All told, the Canucks actually have somewhere around $16.5 million available, assuming Ferland’s deal doesn’t get moved. It will be even tighter next year when bonuses will come due and Boeser’s deal is up – and he has arbitration rights. That extra $1 million cap space is looking even smaller now, isn’t it? So again, what’s the big deal? Why aren’t Pettersson and Hughes signed already?
Checks and Balances
As harsh as it sounds, there can still be some question of what exactly the Canucks have in their two star skaters. While Hughes is likely to have his jersey retired by the team if he remains a Canuck for long, there are weaknesses to his game. Cale Makar and Miro Heiskanen are defencemen at his skill level and his age group, but they both have stronger possession numbers and play better defence. Having said that, this isn’t a slight on Hughes. This could change in the next couple of seasons and no one would be shocked. But if he wants a long-term, big number deal then a bridge while he matures is probably his best bet.
The team will be pitching for the maximum term, but that’s their gamble to make. If Hughes does improve, even if it’s keeping his boxcar numbers while solidifying play in his own end, that price won’t come down for the next deal.

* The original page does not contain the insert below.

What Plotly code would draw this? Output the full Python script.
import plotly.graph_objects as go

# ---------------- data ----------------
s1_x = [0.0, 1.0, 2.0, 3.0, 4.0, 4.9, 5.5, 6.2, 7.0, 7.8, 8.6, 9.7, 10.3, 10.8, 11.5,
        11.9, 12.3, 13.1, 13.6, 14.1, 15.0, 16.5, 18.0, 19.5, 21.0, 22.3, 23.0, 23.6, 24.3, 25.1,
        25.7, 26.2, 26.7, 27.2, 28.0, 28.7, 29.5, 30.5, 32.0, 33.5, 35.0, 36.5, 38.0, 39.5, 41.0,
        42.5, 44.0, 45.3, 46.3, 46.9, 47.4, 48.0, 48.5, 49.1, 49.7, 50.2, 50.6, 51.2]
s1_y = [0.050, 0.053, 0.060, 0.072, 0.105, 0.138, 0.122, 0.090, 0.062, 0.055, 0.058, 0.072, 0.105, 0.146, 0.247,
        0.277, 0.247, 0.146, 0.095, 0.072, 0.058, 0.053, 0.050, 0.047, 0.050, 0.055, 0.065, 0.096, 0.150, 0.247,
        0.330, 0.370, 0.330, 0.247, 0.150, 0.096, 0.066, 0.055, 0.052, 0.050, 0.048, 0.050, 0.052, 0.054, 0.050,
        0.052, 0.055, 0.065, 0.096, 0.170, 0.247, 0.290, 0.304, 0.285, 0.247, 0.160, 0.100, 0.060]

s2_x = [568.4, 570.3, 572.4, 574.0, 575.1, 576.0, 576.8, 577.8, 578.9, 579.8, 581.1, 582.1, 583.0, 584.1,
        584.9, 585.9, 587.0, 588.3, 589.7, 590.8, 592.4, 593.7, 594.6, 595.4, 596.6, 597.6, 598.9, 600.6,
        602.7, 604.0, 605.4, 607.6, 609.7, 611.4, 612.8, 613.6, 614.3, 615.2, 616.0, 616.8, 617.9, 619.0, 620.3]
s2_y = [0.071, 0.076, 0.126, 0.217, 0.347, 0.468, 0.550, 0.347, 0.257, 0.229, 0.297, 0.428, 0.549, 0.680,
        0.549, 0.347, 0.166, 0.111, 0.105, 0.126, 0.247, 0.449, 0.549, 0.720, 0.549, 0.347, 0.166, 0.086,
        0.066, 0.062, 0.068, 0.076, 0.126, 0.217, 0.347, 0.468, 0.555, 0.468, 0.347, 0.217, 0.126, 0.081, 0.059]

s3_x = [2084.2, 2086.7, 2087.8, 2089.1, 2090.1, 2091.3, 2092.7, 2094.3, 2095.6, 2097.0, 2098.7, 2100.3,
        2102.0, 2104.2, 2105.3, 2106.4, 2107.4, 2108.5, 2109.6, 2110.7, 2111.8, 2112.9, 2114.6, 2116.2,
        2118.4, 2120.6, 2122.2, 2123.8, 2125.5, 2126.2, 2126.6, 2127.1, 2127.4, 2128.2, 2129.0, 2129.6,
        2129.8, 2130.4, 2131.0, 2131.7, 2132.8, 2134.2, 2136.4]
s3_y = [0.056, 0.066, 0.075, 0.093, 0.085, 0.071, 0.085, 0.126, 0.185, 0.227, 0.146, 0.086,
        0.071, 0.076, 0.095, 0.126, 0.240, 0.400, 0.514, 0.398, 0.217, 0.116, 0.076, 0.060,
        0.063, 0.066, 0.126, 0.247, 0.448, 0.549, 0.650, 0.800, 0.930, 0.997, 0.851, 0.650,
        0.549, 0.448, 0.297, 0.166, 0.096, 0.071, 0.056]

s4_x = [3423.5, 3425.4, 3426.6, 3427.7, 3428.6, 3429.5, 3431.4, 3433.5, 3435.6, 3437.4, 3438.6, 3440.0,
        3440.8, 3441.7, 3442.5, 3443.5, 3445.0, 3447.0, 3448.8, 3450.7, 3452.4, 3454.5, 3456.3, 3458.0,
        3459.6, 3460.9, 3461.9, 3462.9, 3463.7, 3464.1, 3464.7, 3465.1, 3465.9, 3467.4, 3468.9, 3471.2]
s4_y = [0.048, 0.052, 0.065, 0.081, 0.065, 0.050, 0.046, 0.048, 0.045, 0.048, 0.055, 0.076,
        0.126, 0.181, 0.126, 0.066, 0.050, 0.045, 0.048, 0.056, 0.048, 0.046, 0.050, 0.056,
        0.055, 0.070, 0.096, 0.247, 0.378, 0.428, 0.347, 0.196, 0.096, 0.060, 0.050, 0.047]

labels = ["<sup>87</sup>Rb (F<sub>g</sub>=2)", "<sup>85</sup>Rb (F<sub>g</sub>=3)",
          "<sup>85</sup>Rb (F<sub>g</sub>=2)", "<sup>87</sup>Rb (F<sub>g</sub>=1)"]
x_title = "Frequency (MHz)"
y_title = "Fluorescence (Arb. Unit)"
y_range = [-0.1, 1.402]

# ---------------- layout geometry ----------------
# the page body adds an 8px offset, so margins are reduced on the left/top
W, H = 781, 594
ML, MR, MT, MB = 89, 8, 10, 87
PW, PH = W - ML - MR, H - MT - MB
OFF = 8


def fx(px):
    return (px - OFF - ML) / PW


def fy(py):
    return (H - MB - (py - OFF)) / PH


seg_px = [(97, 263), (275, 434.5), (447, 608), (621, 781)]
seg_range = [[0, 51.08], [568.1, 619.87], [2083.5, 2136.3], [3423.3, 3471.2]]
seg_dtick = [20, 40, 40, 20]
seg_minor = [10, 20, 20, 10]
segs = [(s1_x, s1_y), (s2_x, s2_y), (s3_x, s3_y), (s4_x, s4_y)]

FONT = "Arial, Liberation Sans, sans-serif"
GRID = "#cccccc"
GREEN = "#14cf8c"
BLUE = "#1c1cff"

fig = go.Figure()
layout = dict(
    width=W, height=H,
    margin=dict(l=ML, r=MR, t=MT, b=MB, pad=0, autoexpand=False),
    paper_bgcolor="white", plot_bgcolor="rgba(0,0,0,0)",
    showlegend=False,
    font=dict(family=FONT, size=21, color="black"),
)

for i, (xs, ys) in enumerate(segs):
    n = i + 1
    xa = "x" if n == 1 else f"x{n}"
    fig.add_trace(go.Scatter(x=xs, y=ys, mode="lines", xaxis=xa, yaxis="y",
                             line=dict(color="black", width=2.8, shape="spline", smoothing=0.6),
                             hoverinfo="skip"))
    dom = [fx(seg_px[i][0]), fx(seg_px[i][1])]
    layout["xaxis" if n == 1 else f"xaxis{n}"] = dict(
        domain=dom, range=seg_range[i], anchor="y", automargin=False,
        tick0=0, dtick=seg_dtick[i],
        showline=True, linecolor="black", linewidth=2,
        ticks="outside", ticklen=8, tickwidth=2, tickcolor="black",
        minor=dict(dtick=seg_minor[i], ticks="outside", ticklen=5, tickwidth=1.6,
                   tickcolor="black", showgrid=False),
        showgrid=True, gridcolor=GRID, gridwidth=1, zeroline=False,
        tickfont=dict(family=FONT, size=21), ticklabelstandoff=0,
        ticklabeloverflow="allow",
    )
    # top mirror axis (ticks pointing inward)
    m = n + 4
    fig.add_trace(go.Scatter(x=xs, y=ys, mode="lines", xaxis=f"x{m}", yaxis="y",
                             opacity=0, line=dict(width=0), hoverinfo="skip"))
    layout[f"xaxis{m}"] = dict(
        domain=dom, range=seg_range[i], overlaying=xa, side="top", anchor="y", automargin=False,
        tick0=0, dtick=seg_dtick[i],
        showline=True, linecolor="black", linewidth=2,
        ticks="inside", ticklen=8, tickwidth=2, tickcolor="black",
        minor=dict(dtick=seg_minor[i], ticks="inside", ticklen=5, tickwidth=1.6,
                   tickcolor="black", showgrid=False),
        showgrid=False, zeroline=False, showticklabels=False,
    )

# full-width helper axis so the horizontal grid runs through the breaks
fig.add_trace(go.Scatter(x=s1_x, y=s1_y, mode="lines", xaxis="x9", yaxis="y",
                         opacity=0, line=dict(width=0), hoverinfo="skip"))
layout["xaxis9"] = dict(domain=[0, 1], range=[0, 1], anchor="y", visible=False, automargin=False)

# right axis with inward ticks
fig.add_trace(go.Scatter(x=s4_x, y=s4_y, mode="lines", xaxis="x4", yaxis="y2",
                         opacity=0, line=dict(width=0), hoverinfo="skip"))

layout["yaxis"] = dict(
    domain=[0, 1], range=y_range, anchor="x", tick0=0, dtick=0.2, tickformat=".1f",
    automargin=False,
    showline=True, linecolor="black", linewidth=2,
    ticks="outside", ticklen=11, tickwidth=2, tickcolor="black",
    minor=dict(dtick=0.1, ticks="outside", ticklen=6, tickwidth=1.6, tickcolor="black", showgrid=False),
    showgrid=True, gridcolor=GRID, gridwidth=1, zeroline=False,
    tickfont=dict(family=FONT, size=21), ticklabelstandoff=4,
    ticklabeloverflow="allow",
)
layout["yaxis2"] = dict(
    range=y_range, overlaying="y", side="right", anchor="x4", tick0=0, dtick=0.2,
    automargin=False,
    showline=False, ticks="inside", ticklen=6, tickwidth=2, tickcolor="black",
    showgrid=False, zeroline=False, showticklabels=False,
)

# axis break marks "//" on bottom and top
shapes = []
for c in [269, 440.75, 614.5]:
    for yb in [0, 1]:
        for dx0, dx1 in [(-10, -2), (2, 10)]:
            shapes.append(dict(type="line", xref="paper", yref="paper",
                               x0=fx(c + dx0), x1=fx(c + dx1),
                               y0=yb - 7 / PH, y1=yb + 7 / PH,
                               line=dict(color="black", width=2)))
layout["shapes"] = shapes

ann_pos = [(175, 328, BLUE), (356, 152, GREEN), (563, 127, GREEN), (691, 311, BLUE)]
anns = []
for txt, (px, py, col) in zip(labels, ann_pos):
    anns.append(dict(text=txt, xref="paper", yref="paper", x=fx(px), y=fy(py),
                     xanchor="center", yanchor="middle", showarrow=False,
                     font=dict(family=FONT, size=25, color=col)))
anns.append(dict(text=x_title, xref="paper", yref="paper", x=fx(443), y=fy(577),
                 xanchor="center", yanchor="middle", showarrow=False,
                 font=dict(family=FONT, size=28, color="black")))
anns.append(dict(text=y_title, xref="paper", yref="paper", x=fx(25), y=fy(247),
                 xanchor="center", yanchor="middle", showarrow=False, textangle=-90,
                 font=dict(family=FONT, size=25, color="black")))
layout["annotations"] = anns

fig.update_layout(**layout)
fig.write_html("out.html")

As for Pettersson, his skill speaks for itself. Placing a bet on his hitting a point-per-game in 2021-22 won’t get you great odds, as he’s almost certain to be one of the better players in the NHL this season. He is a phenomenally smart player and works extremely well with Boeser – happy coincidence – and J. T. Miller. His shot is extremely good, and his passing exemplary. He is going to be a regular in the league’s top-20 in scoring for several years to come. But will it be with the Canucks, or somewhere else?
Winning When it Matters
For both Pettersson and Hughes, age is a factor. Neither player has finished developing into their peak performance. If Pettersson moves beyond top-20 into top-5 range, then he’s going to be worth a lot of money. But he’s not there yet, and there’s a chance he won’t be. Stars win games, but depth wins championships. While the difference between an 80-point player and a 110-point player is huge in a hockey pool, in the league, that doesn’t actually change a whole lot. Except for around three million dollars a season.
It’s simple economics that the star players make teams money. Not just ticket sales, but jersey sales and posters and TV deals and all the rest. Those stars should be paid accordingly. But in a salary cap world, it’s a zero-sum game for players. Trying to fit in scoring depth while promoting young talent and paying your stars is a hard act to pull off. Teams who think they’re close have tried pitching for stars as free agents, and that doesn’t often work out. That 110-point player is usually only a 110-point player for a few seasons at best. After that, the cap hit stays while the scoring diminishes.
The Tampa Bay Lightning lost their entire – very good and very expensive – third line this off-season, sure. Having said that, this only occurred after they won their second consecutive Stanley Cup. How they managed their money is a big part of those wins. Everyone in the league knows it, players, general managers, and owners alike. And for Pettersson and Hughes and the Vancouver Canucks, negotiation is key.